Document Image Dewarping with TopOCR

For the ultimate portability in acquiring digital images of documents, cameras are far superior to conventional flat-bed scanners. Unfortunately, the main drawback to using cameras has been the software. Most OCR packages were meant to be used solely with scanners and therefor they assumed that images were perfectly straight, completely flat and uniformly illuminated.

TopOCR initially addressed the problem of non-uniform lighting and limited document skew, but did not address any of the more significant distortion issues when capturing images from books. Document Image Dewarping is the next evolutionary step for processing document images with a camera.

Capturing an image from a book can cause three kinds of distortions; binding curvature along the spine of the book, and cylindrical curvature in the page area. Additional distortion can also be caused by not holding the camera parallel to the surface of the page. TopOCR's advanced "Document Image Dewarping" can usually remove these distortions with a simple mouse-click.

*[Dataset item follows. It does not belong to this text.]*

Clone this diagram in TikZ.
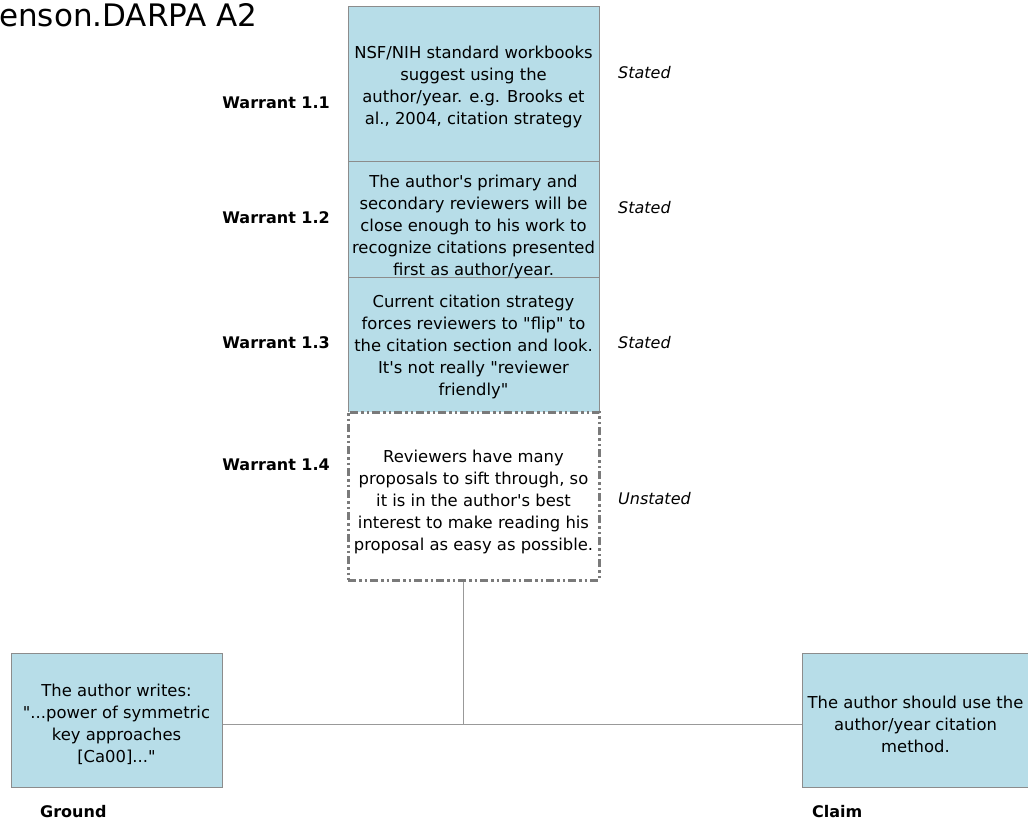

TopOCR Dewarping Limitations

Document Dewarping works by using a line tracking function that fits splines to each curved text line and then creates a dewarped image by straightening each spline. However, the current version of the line tracker can become confused if the image has "non-consistant" data, for example; images or large captions. For this reason, images that use the Dewarp filter must be text only, and not contain graphics or captions that have a different font size than the text. An example of acceptable and unacceptable images is presented below:

Good Image - All Text Bad Image - Graphics/Captions

How to Use the Dewarp Function

If your document image is subject to any of the limitations mentioned above, then use your left mouse button and select a "sub-region" that only contains acceptable data. Then select "copy" and then "paste" under the Image Window's Edit Menu. If your image is not subject to any of the limitations, then proceed to the next step.

Raw Image Selected Image
Click Here for Larger Image Click Here for Larger Image

Select "Dewarp" under the Image Menu, and wait for the Progress Bar to indicate completion.

Dewarped Output Image
Click Here for Larger Image

From there you can go on to do further image processing or you can decide to OCR the image.